Claudia Hofmann, Stephan Scheurer, Kathrin Rost, Edith Graulich, Annette Jamin, Kay Foetisch, Joachim Saloga, Stefan Vieths, Kerstin Steinbrink, Henric S Adler
Journal of Allergy and Clinical Immunology 2013, 131 (5): 1384-92.e6

BACKGROUND: IgE- and T-cell cross-reactivity contribute to the birch pollen-food syndrome.

OBJECTIVES: We performed a comprehensive analysis of T-cell cross-reactivity in primary cell cultures, facilitating the identification of allergen-specific T-cell subpopulations from individual patients.

METHODS: Patients with birch pollen allergy and associated food allergy to hazelnuts, carrots, or both were analyzed for IgE cross-reactivity, T-cell responses, and T-cell cross-reactivity to recombinant Bet v 1.0101 (Bet v 1; birch), Cor a 1.0401 (Cor a 1; hazelnut), and Dau c 1.0104 (Dau c 1; carrot).
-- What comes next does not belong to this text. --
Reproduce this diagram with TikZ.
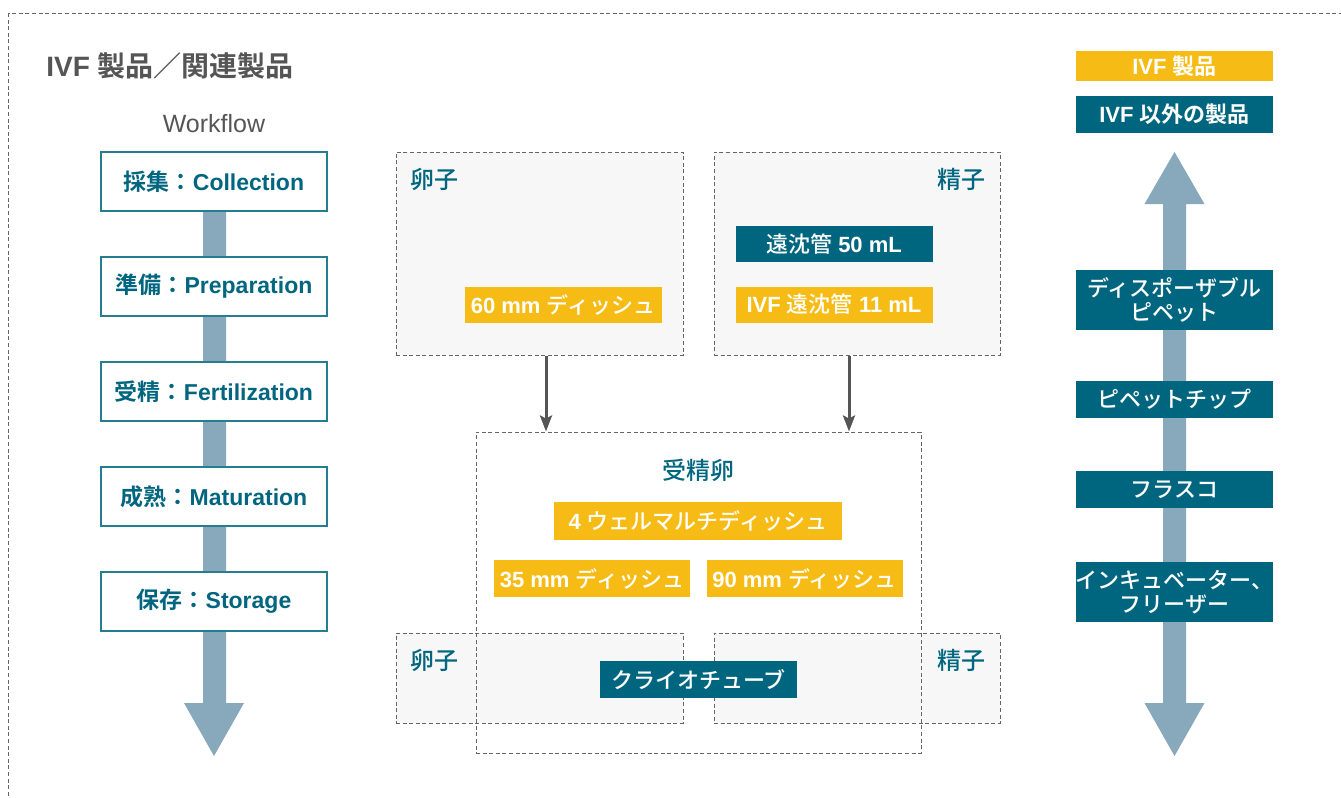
\documentclass[tikz,border=0pt]{standalone}
\usepackage{fontspec}
\setmainfont{Liberation Sans}
\newfontfamily\jpfont{Noto Sans CJK JP}[BoldFont=* Bold]
\newfontfamily\jpmedfont{Noto Sans CJK JP Medium}
\newcommand{\ja}[1]{{\jpfont #1}}
\newcommand{\jm}[1]{{\mdseries\jpmedfont #1}}
\usetikzlibrary{arrows.meta}
\definecolor{ivfteal}{HTML}{00667F}
\definecolor{ivfyellow}{HTML}{F6BC15}
\definecolor{ivfgray}{HTML}{555555}
\definecolor{flowblue}{HTML}{88A8BB}
\definecolor{boxfill}{HTML}{F7F7F7}
\definecolor{dashgray}{HTML}{666666}

\begin{document}
\begin{tikzpicture}[x=0.5pt,y=-0.5pt,>={Stealth[length=8pt,width=6pt,inset=1.5pt]},
  stage/.style={draw=ivfteal!85,line width=0.6pt,fill=white,text=ivfteal,font=\bfseries\fontsize{11.5}{14}\selectfont,minimum width=113pt,minimum height=29.5pt,inner sep=0pt},
  ivftag/.style={fill=ivfyellow,text=white,font=\bfseries\fontsize{11}{12}\selectfont,align=center,minimum width=98.5pt,minimum height=18pt,inner sep=0pt},
  othertag/.style={ivftag,fill=ivfteal},
  dashline/.style={draw=dashgray,dash pattern=on 2pt off 1.3pt,line width=0.5pt},
  region/.style={dashline,fill=boxfill,inner sep=0pt},
  regionlabel/.style={text=ivfteal,font=\fontsize{12}{14}\selectfont,inner sep=0pt},
  flow/.style={->,draw=ivfgray,fill=ivfgray,line width=1.5pt}]
  \useasboundingbox (0,0) rectangle (1341,798);

  % Frame and title
  \draw[dashline] (8,13) rectangle (1360,820);
  \node[anchor=west,inner sep=0pt,text=ivfgray,font=\bfseries\fontsize{14}{16}\selectfont] (title) at (46,66) {IVF \ja{製品／関連製品}};

  % Workflow
  \node[text=ivfgray,font=\fontsize{12.5}{14}\selectfont] (workflow) at (214,124) {Workflow};
  \fill[flowblue] (203,181) -- (226,181) -- (226,703) -- (244,703) -- (214,756) -- (184,703) -- (203,703) -- cycle;
  \node[stage] (collect) at (214,181.5) {\ja{採集：}Collection};
  \node[stage] (prepare) at (214,286.5) {\ja{準備：}Preparation};
  \node[stage] (fertil) at (214,391.5) {\ja{受精：}Fertilization};
  \node[stage] (mature) at (214,496.5) {\ja{成熟：}Maturation};
  \node[stage] (store) at (214,601.5) {\ja{保存：}Storage};

  % Egg and sperm
  \node[region,minimum width=143.5pt,minimum height=101.5pt] (egg) at (539.5,253.5) {};
  \node[regionlabel,anchor=west] (egglabel) at ([xshift=7.5pt,yshift=-14pt]egg.north west) {\jm{卵子}};
  \node[ivftag] (dish60) at (563,304.5) {60 mm \jm{ディッシュ}};

  \node[region,minimum width=143pt,minimum height=101.5pt] (sperm) at (857,253.5) {};
  \node[regionlabel,anchor=east] (spermlabel) at ([xshift=-7.5pt,yshift=-14pt]sperm.north east) {\jm{精子}};
  \node[othertag] (tube50) at (834,244) {\jm{遠沈管} 50 mL};
  \node[ivftag] (tube11) at (834,304.5) {IVF \jm{遠沈管} 11 mL};

  % Fertilized egg
  \node[region,minimum width=143.5pt,minimum height=45pt] (egglow) at (539.5,678) {};
  \node[regionlabel,anchor=west] (egglowlabel) at ([xshift=7.5pt,yshift=-14pt]egglow.north west) {\jm{卵子}};
  \node[region,minimum width=143pt,minimum height=45pt] (spermlow) at (857,678) {};
  \node[regionlabel,anchor=east] (spermlowlabel) at ([xshift=-7.5pt,yshift=-14pt]spermlow.north east) {\jm{精子}};
  \node[dashline,inner sep=0pt,minimum width=222.5pt,minimum height=160.5pt] (fert) at (698.5,592.5) {};
  \node[regionlabel] (fertlabel) at (698,470) {\jm{受精卵}};
  \node[ivftag,minimum width=144pt,minimum height=19pt] (multi4) at (698,521) {4 \jm{ウェルマルチディッシュ}};
  \node[ivftag,minimum width=98pt,minimum height=18.5pt] (dish35) at (592,578.5) {35 mm \jm{ディッシュ}};
  \node[ivftag,minimum width=98pt,minimum height=18.5pt] (dish90) at (804.5,578.5) {90 mm \jm{ディッシュ}};
  \node[othertag,minimum height=18.5pt] (cryo) at (698.5,679.5) {\jm{クライオチューブ}};

  \draw[flow] ([xshift=3.25pt]egg.south) -- ([xshift=3.25pt]egg.south |- fert.north);
  \draw[flow] ([xshift=-4pt]sperm.south) -- ([xshift=-4pt]sperm.south |- fert.north);

  % Legend and other products
  \node[ivftag,minimum height=15pt] (legivf) at (1174.5,66) {IVF \ja{\bfseries 製品}};
  \node[othertag,minimum height=18.5pt] (legother) at (1174.5,114.5) {IVF \ja{\bfseries 以外の製品}};
  \fill[flowblue] (1174.5,152) -- (1204.5,204) -- (1186,204) -- (1186,703) -- (1204.5,703) -- (1174.5,756)
    -- (1144.5,703) -- (1163,703) -- (1163,204) -- (1144.5,204) -- cycle;
  \node[othertag,minimum height=30pt] (pipette) at (1174.5,300) {\jm{ディスポーザブル}\\\jm{ピペット}};
  \node[othertag,minimum height=18.5pt] (piptip) at (1174.5,399.5) {\jm{ピペットチップ}};
  \node[othertag,minimum height=18.5pt] (flask) at (1174.5,489.5) {\jm{フラスコ}};
  \node[othertag,minimum height=30pt] (incub) at (1174.5,592) {\jm{インキュベーター、}\\\jm{フリーザー}};
\end{tikzpicture}
\end{document}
A novel flow cytometry-based method using a 2-step staining process with fluorescent dyes was established to identify subpopulations of cross-reactive T cells.

RESULTS: IgE-binding inhibition tests of individual sera revealed that the vast majority of Cor a 1-reactive IgE was cross-reactive to Bet v 1, whereas Bet v 1-reactive IgE was only partially inhibited by preincubation with Cor a 1. Primary stimulation of T cells with Bet v 1 or Cor a 1 resulted in a significant increase in specific responses to Cor a 1 or Bet v 1 after secondary stimulation, respectively, indicating T-cell cross-reactivity between birch and hazelnut allergens in all patients of the study cohort. Preactivation with Dau c 1 induced less pronounced effects. A novel flow cytometry-based proliferation assay identified a predominant Cor a 1/Bet v 1-cross-reactive T-cell subpopulation within highly Bet v 1/Cor a 1-responsive T cells.

CONCLUSION: Analysis of primary allergen-specific T cells combined with flow cytometry-based proliferation assays facilitates investigation of allergen-specific T-cell subpopulations in subjects and might be helpful to evaluate the effect of birch-specific immunotherapy on pollen-associated food allergies.